Lucy was even more of a rescue project.  In May 1997 a tiny kitten appeared on our porch, desperate for food, shelter, and protection.  We coaxed her into our household, little, white chin, oversized paws, and all.  Skipper grudgingly tolerated her, and she let Skipper run the show.  So long as Skipper was alive, she hardly said anything, but right after Skipper died she started talking and wouldn't shut up.  Along the way she lost both hips and started having a hyperactive thyroid, but these things didn't seem to faze her.  She outlasted Ghost without a problem and kept going.  When she hit 18 this Spring, though, it was obvious she was running out of gas.  This month she started having real trouble with intake and output, started losing weight, and was having trouble doing anything other than lying around because her joints were hurting.  We took her in this morning, and it was over in seconds, the fastest I've ever seen.  She must have had nothing left.

The two kids remaining at home don't remember a time before Lucy.  The older wasn't even two, and the younger wasn't born.  I grew up rural and saw countless animals come and go, so this death doesn't affect me anywhere close to the way it does the others, but it's jarring to see the kids come to grips with the realization that a big piece of their childhoods is gone, and those childhoods themselves have ended.

Wednesday, June 10, 2015

The Journey Begins

As I said last week in my business blogs, I've decided to blog here about "long, strange trip it's been."  Have to do something here, since I don't really get around much anymore.  I've decided to tell this journey as a series of cautionary tales, laying out the mistakes that have dictated the course.

Journeys really begin in high school years.  Up until then, life is almost entirely inflicted on you.  In high school you start making choices for yourself.  And you start screwing up under your own power.

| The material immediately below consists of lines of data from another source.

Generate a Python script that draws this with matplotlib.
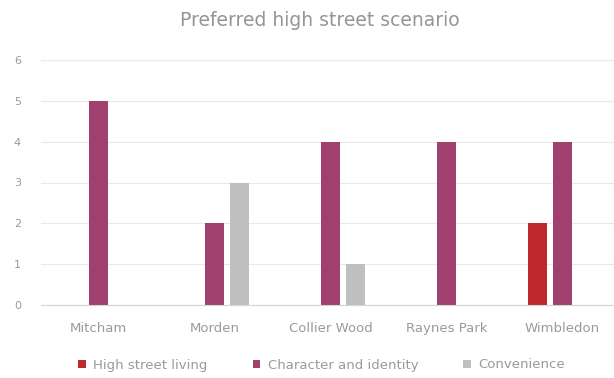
import numpy as np
import matplotlib
matplotlib.use('Agg')
import matplotlib.pyplot as plt

# Survey results per high street
areas = ['Mitcham', 'Morden', 'Collier Wood', 'Raynes Park', 'Wimbledon']
living = [0, 0, 0, 0, 2]
character = [5, 2, 4, 4, 4]
convenience = [0, 3, 1, 0, 0]
series_names = ['High street living', 'Character and identity', 'Convenience']
colors = ['#c0272d', '#a0406f', '#bfbfbf']

plt.rcParams['font.family'] = ['DejaVu Sans']

fig = plt.figure(figsize=(6.14, 3.78), dpi=100)
ax = fig.add_axes([40.5 / 614, 73 / 378, 580 / 614, 245 / 378])

x = np.arange(len(areas))
step, width = 0.215, 0.168
for k, (vals, name, color) in enumerate(zip([living, character, convenience],
                                            series_names, colors)):
    ax.bar(x + (k - 1) * step, vals, width, color=color, label=name,
           zorder=2)

# axes styling
ax.set_xlim(-0.5, len(areas) - 0.5)
ax.set_ylim(0, 6)
ax.set_yticks(range(7))
ax.set_xticks(x)
ax.set_xticklabels(areas)
ax.grid(axis='y', color='#e8e8e8', linewidth=0.8, zorder=0)
for side in ['top', 'right', 'left']:
    ax.spines[side].set_visible(False)
ax.spines['bottom'].set_color('#d4d4d4')
ax.tick_params(axis='both', length=0, colors='#9a9a9a')
ax.tick_params(axis='x', pad=12, labelsize=9.5)
ax.tick_params(axis='y', pad=14, labelsize=8)

fig.text(0.521, 0.945, 'Preferred high street scenario', ha='center',
         va='center', fontsize=13.5, color='#959595')

fig.legend(loc='center', bbox_to_anchor=(0.524, 1 - 365 / 378), ncol=3,
           frameon=False, fontsize=9.5, labelcolor='#9a9a9a',
           handlelength=0.55, handleheight=0.55, handletextpad=0.6,
           columnspacing=3.4)

fig.savefig('out.png', dpi=100)
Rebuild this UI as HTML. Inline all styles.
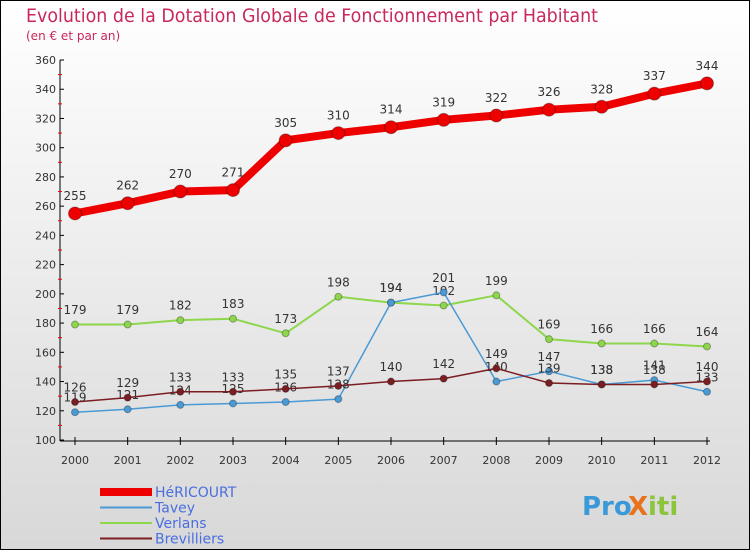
<!DOCTYPE html>
<html><head><meta charset="utf-8"><style>
body{margin:0;background:#fff}
svg{display:block;font-family:"DejaVu Sans","Liberation Sans",sans-serif}
</style></head><body>
<svg id="c" width="750" height="550" viewBox="0 0 750 550">
<defs><linearGradient id="bg" x1="0" y1="0" x2="0" y2="1"><stop offset="0" stop-color="#ffffff"/><stop offset="1" stop-color="#d8d8d8"/></linearGradient></defs>
<rect x="0.5" y="0.5" width="749" height="549" fill="url(#bg)" stroke="#000"/>
<text x="26" y="22" font-size="19" fill="#c8285a" textLength="572" lengthAdjust="spacingAndGlyphs">Evolution de la Dotation Globale de Fonctionnement par Habitant</text>
<text x="26" y="40" font-size="12" fill="#c8285a">(en € et par an)</text>
<g id="axes"></g>
<g id="series"></g>
<g id="legend"></g>
<g font-size="26" font-weight="bold">
<text x="582" y="515" fill="#3a9ad9">Pro</text><text x="628" y="515" fill="#e8731c">X</text><text x="648" y="515" fill="#8cc43c">iti</text>
</g>
</svg>
<script>
const years=[2000,2001,2002,2003,2004,2005,2006,2007,2008,2009,2010,2011,2012];
const yTicks=[100,120,140,160,180,200,220,240,260,280,300,320,340,360];
const hericourt=[255,262,270,271,305,310,314,319,322,326,328,337,344];
const tavey=[119,121,124,125,126,128,194,201,140,147,138,141,133];
const verlans=[179,179,182,183,173,198,194,192,199,169,166,166,164];
const brevilliers=[126,129,133,133,135,137,140,142,149,139,138,138,140];
const NS='http://www.w3.org/2000/svg';
const X=i=>75+i*(707-75)/12;
const Y=v=>440-(v-100)*(380/260);
function mk(tag,attrs,parent,txt){const e=document.createElementNS(NS,tag);for(const k in attrs)e.setAttribute(k,attrs[k]);if(txt!==undefined)e.textContent=txt;parent.appendChild(e);return e;}
const ax=document.getElementById('axes');
let l=mk('line',{x1:60,y1:60,x2:60,y2:441,stroke:'#000'},ax);


l=mk('line',{x1:60,y1:441,x2:710,y2:441,stroke:'#000'},ax);


yTicks.forEach(v=>{
  mk('line',{x1:60,y1:Y(v),x2:64,y2:Y(v),stroke:'#000'},ax);
  if(v<360)mk('line',{x1:58,y1:Y(v+10),x2:62,y2:Y(v+10),stroke:'#e00'},ax);
  const t=mk('text',{x:56,y:Y(v)+4,'font-size':11,'text-anchor':'end',fill:'#333'},ax,v);
  
  
});
years.forEach((y,i)=>{
  mk('line',{x1:X(i),y1:437,x2:X(i),y2:445,stroke:'#000'},ax);
  const t=mk('text',{x:X(i),y:464,'font-size':11,'text-anchor':'middle',fill:'#333'},ax,y);
  
  
});
const sg=document.getElementById('series');
function series(data,color,w,r,name){
  const g=mk('g',{},sg);
  
  
  mk('polyline',{points:data.map((v,i)=>X(i)+','+Y(v)).join(' '),fill:'none',stroke:color,'stroke-width':w,'stroke-linejoin':'round'},g);
  data.forEach((v,i)=>{
    const c=mk('circle',{cx:X(i),cy:Y(v),r:r,fill:color,stroke:'rgba(0,0,0,0.3)'},g);
    
    
    const t=mk('text',{x:X(i),y:Y(v)-(r+7),'font-size':12,'text-anchor':'middle',fill:'#333'},g,v);
    
    
  });
}
series(verlans,'#8ed64c',2,3.5,'verlans');
series(tavey,'#4a9ad6',1.5,3.5,'tavey');
series(brevilliers,'#7a1e22',1.5,3.5,'brevilliers');
series(hericourt,'#ee0000',8,6.5,'hericourt');
const lg=document.getElementById('legend');
[['HéRICOURT','#ee0000',8],['Tavey','#4a9ad6',2],['Verlans','#8ed64c',2],['Brevilliers','#7a1e22',2]].forEach((d,i)=>{
  const y=492+i*15.5;
  const g=mk('g',{},lg);
  
  
  mk('line',{x1:100,y1:y,x2:152,y2:y,stroke:d[1],'stroke-width':d[2]},g);
  mk('text',{x:155,y:y+5,'font-size':14,fill:'#4a6ee0'},g,d[0]);
});
</script>
</body></html>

I committed a life-altering screw-up in high school.  I was good in math.  I took two years of calc in high school, and I've tutored college algebra.  My math and science teachers did their best to get me to press on, but I just wouldn't have it.  I was more interested in history.  Didn't think it through very well.  Apologies to Bob Oliver, Ray Fielder, and Leonard Warren.

It would have been good if someone had smacked me between the eyes and said, "Just what are you going to do with that?  The alternatives are limited to the following: teaching school, getting a doctorate and entering academe, and law.  Anyone who says there are other options is speaking with a big shovel."  No one said anything like that, though.  And doubly no one said anything about the real prerequisites for academe and law, mostly because none of them had clue one about it.

So I abandoned STEM and blundered on in the humanities.  And now let me tell you, kiddies: Those motivational speakers who tell to do what you love?  That's a dangerous crock.  First, you can't really know if you love a certain activity until you're settled deeply into it, and then it's too late.  Second, only two types of people have a decent chance of doing what they love: people who had it handed to them by Daddy, and people like those motivational speakers whose great love is ripping people off.  The best you can hope for is something you're interested in that will support you and keep you interested.  You have to keep that hard, cold truth right in front of you and plan everything accordingly.